Quick answer: An AI avatar looks fake mostly because of poor source lighting, a mismatched voice, and stiff, corporate scripting—not the underlying technology. Fix those three things—record in bright, even light, clone and match the voice to the face, and write in natural, conversational language—and a modern avatar reads as a real person to most viewers.

Why Do AI Avatars Look Fake in the First Place?

Enterprise-grade avatar engines are now realistic enough that most viewers cannot reliably tell short-form avatar content from a real recording. When an avatar still looks “off,” the cause is almost always the raw material rather than the model: harsh shadows, a low-resolution source clip, awkward pacing, or a voice that doesn’t sit naturally on the face. Audiences notice mismatched lip-sync, a flat tone, and unnatural facial movement instantly, and engagement drops the moment something feels wrong.

The good news is that every one of those issues is fixable at the input stage. Get the source recording, the voice, and the script right, and the engine has clean material to work from. Dúbal captures your face, voice, and delivery in a single guided 30-minute studio session built specifically to hit the standard the avatar engine needs.

How Much Does Lighting and Framing Matter?

A great deal. Even, diffused light across the face—no strong side shadows, no backlight—gives the engine the cleanest possible data. A centred, eye-level frame, a steady camera, and a simple, uncluttered background all help the model reproduce you faithfully. Professional headshots and studio captures perform best precisely because the lighting, framing, and clarity are already optimised before the AI ever touches the footage.

Get this right at the source and realism improves before a single line is scripted. Get it wrong—filming in a dim room with a window behind you—and no amount of post-production fully recovers it. That is why the controlled studio session matters so much.

Why Is Voice the Make-or-Break Factor?

Voice is where realism is won or lost. A cloned voice that matches your natural tone, age, and pace feels like you; a generic or mismatched voice feels synthetic immediately, even when the visuals are perfect.
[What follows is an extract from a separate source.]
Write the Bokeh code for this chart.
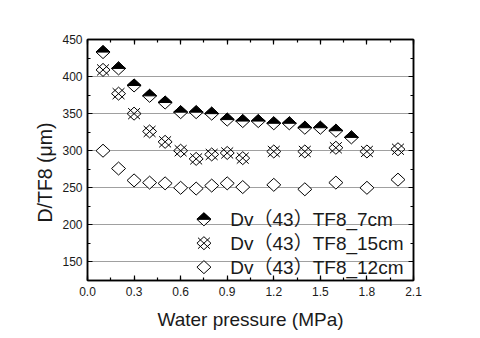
import numpy as np
from bokeh.plotting import figure
from bokeh.models import (Range1d, LinearAxis, SingleIntervalTicker,
                          NumeralTickFormatter, Label, Title)
from bokeh.embed import file_html
from bokeh.resources import INLINE

# ---------------- data ----------------
x_7cm = [0.1, 0.2, 0.3, 0.4, 0.5, 0.6, 0.7, 0.8, 0.9, 1.0, 1.1, 1.2, 1.3, 1.4, 1.5, 1.6, 1.7]
y_7cm = [433, 411, 388, 374, 365, 352, 352, 350, 342, 340, 340, 337, 337, 331, 331, 327, 318]

x_15cm = [0.1, 0.2, 0.3, 0.4, 0.5, 0.6, 0.7, 0.8, 0.9, 1.0, 1.2, 1.4, 1.6, 1.8, 2.0]
y_15cm = [409, 377, 350, 326, 312, 300, 289, 295, 297, 290, 299, 299, 304, 299, 302]

x_12cm = [0.1, 0.2, 0.3, 0.4, 0.5, 0.6, 0.7, 0.8, 0.9, 1.0, 1.2, 1.4, 1.6, 1.8, 2.0]
y_12cm = [300, 276, 260, 257, 256, 250, 249, 253, 256, 251, 254, 248, 257, 250, 261]

legend_labels = ["Dv（43）TF8_7cm", "Dv（43）TF8_15cm", "Dv（43）TF8_12cm"]
x_label = "Water pressure (MPa)"
y_label = "D/TF8 (μm)"

# ---------------- layout / style ----------------
X0, X1 = 0.0, 2.1
Y0, Y1 = 125, 450
FW, FH = 326, 241
FONT = "Liberation Sans"
LEG_FONT = "Liberation Sans, Noto Sans CJK SC"
GRID = "#a0a0a0"

# marker half sizes in pixels -> data units
HW_PX, HH_PX = 7.0, 6.5
DX = HW_PX * (X1 - X0) / FW
DY = HH_PX * (Y1 - Y0) / FH


def diamond(xs, ys):
    return ([[x - DX, x, x + DX, x] for x in xs],
            [[y, y + DY, y, y - DY] for y in ys])


def top_half(xs, ys):
    return ([[x - DX, x, x + DX] for x in xs],
            [[y, y + DY, y] for y in ys])


def cross(xs, ys, f=0.85):
    ax = DX * f
    ay = DY * f
    return ([[x - ax, x + ax] for x in xs] + [[x - ax, x + ax] for x in xs],
            [[y - ay, y + ay] for y in ys] + [[y + ay, y - ay] for y in ys])


p = figure(frame_width=FW, frame_height=FH,
           x_range=Range1d(X0, X1), y_range=Range1d(Y0, Y1),
           output_backend="svg", toolbar_location=None,
           x_axis_location=None, y_axis_location=None,
           min_border_left=87, min_border_top=39,
           min_border_right=50, min_border_bottom=50,
           background_fill_color="white", border_fill_color="white")

p.outline_line_color = "black"
p.outline_line_width = 1.5

bottom = LinearAxis(ticker=SingleIntervalTicker(interval=0.3, num_minor_ticks=2),
                    formatter=NumeralTickFormatter(format="0.0"))
left = LinearAxis(ticker=SingleIntervalTicker(interval=50, num_minor_ticks=2))
top = LinearAxis(ticker=SingleIntervalTicker(interval=0.3, num_minor_ticks=2))
right = LinearAxis(ticker=SingleIntervalTicker(interval=50, num_minor_ticks=2))
p.add_layout(bottom, "below")
p.add_layout(left, "left")
p.add_layout(top, "above")
p.add_layout(right, "right")

for ax in [bottom, left, top, right]:
    ax.axis_line_color = "black"
    ax.axis_line_width = 1.5
    ax.major_tick_in = 5
    ax.major_tick_out = 0
    ax.minor_tick_in = 3
    ax.minor_tick_out = 0
    ax.major_tick_line_color = "black"
    ax.minor_tick_line_color = "black"
    ax.major_tick_line_width = 1.2
    ax.minor_tick_line_width = 1.2
    ax.major_label_text_font = FONT
    ax.major_label_text_font_size = "12px"
    ax.major_label_text_color = "#1a1a1a"

for ax in [top, right]:
    ax.major_label_text_color = None
    ax.major_label_standoff = 0

bottom.major_label_standoff = 6
left.major_label_standoff = 5

bottom.axis_label = x_label
bottom.axis_label_text_font = FONT
bottom.axis_label_text_font_size = "19px"
bottom.axis_label_text_font_style = "normal"
bottom.axis_label_text_color = "#1a1a1a"
bottom.axis_label_standoff = 10

# y axis title, starting ~58px above the frame bottom as in the reference
p.add_layout(Title(text=y_label, align="left", offset=58, standoff=8,
                   text_font=FONT, text_font_size="19.5px",
                   text_font_style="normal", text_color="#1a1a1a"), "left")

p.xgrid.visible = False
p.ygrid.ticker = left.ticker
p.ygrid.grid_line_color = GRID
p.ygrid.grid_line_width = 1.2

# ---------------- series ----------------
# 12cm : open diamonds
xs, ys = diamond(x_12cm, y_12cm)
p.patches(xs=xs, ys=ys, fill_color="white", line_color="black", line_width=1)

# 15cm : diamond with an x
xs, ys = diamond(x_15cm, y_15cm)
p.patches(xs=xs, ys=ys, fill_color=None, line_color="black", line_width=1)
xs, ys = cross(x_15cm, y_15cm)
p.multi_line(xs=xs, ys=ys, line_color="black", line_width=1)

# 7cm : diamond with top half black
xs, ys = diamond(x_7cm, y_7cm)
p.patches(xs=xs, ys=ys, fill_color="white", line_color="black", line_width=1)
xs, ys = top_half(x_7cm, y_7cm)
p.patches(xs=xs, ys=ys, fill_color="black", line_color="black", line_width=1)

# ---------------- legend (drawn by hand, no frame) ----------------
LEG_MX = 0.75
LEG_TX = 0.92
LEG_Y = [207.5, 175.3, 143.0]

xs, ys = diamond([LEG_MX], [LEG_Y[0]])
p.patches(xs=xs, ys=ys, fill_color="white", line_color="black", line_width=1)
xs, ys = top_half([LEG_MX], [LEG_Y[0]])
p.patches(xs=xs, ys=ys, fill_color="black", line_color="black", line_width=1)

xs, ys = diamond([LEG_MX], [LEG_Y[1]])
p.patches(xs=xs, ys=ys, fill_color="white", line_color="black", line_width=1)
xs, ys = cross([LEG_MX], [LEG_Y[1]])
p.multi_line(xs=xs, ys=ys, line_color="black", line_width=1)

xs, ys = diamond([LEG_MX], [LEG_Y[2]])
p.patches(xs=xs, ys=ys, fill_color="white", line_color="black", line_width=1)

for lab, ly in zip(legend_labels, LEG_Y):
    p.add_layout(Label(x=LEG_TX, y=ly, text=lab, text_font=LEG_FONT,
                       text_font_size="19px", text_baseline="middle",
                       text_color="#1a1a1a", background_fill_color=None))

open("out.html", "w").write(file_html(p, INLINE))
A mismatch between how someone looks and how they sound breaks the illusion faster than almost anything else.

Dúbal clones your voice from your studio session and lets you approve the voice profile before any production begins, so the output sounds like you across every language. You sign off on the voice first; only then does scripting and production proceed.

How Should the Script Be Written?

Avatars read as real when the words sound real. Short sentences, natural pauses, contractions, and a little personality beat long, formal, jargon-heavy paragraphs every time. Robotic transitions and corporate phrasing are what make even a visually flawless avatar feel artificial. Writing the way you actually talk is the single cheapest realism upgrade available.

Because video quality directly shapes trust—89% of consumers say video quality affects whether they trust a brand—the script and delivery aren’t cosmetic; they’re conversion factors. Dúbal’s AI agents script in your voice and route every script to you for approval, where roughly 95% of edits happen. See the full process in how Dúbal works, or review finished output in the course examples.

Frequently Asked Questions

Why does my AI avatar look robotic?

Usually stiff scripting or a mismatched voice. Rewrite conversationally and match the voice to your natural tone.

Does the source recording quality matter?

Hugely. Bright, even lighting and a clear, centred recording are the foundation of a believable avatar.

Can viewers tell it’s an AI avatar?

With high-quality inputs, most can’t in short-form content. Dúbal clients regularly report audiences not realising.

How long does the recording take?

About 30 minutes in the studio—enough to build your avatar, with five looks and a cloned voice.

Do I approve the voice before videos are made?

Yes. You sign off on the voice profile first, and you approve every script before rendering.

Key takeaways

  • The “uncanny” feeling usually comes from the inputs, not the AI model.
  • Bright, diffused lighting and a clear, centred source recording produce the most believable avatars.
  • A voice that matches the speaker’s age, tone, and energy is critical—mismatch breaks the illusion instantly.
  • Conversational scripts with short sentences and natural pauses feel human; corporate phrasing feels robotic.
  • Dúbal captures all three correctly in one 30-minute session and lets you approve the voice and every script.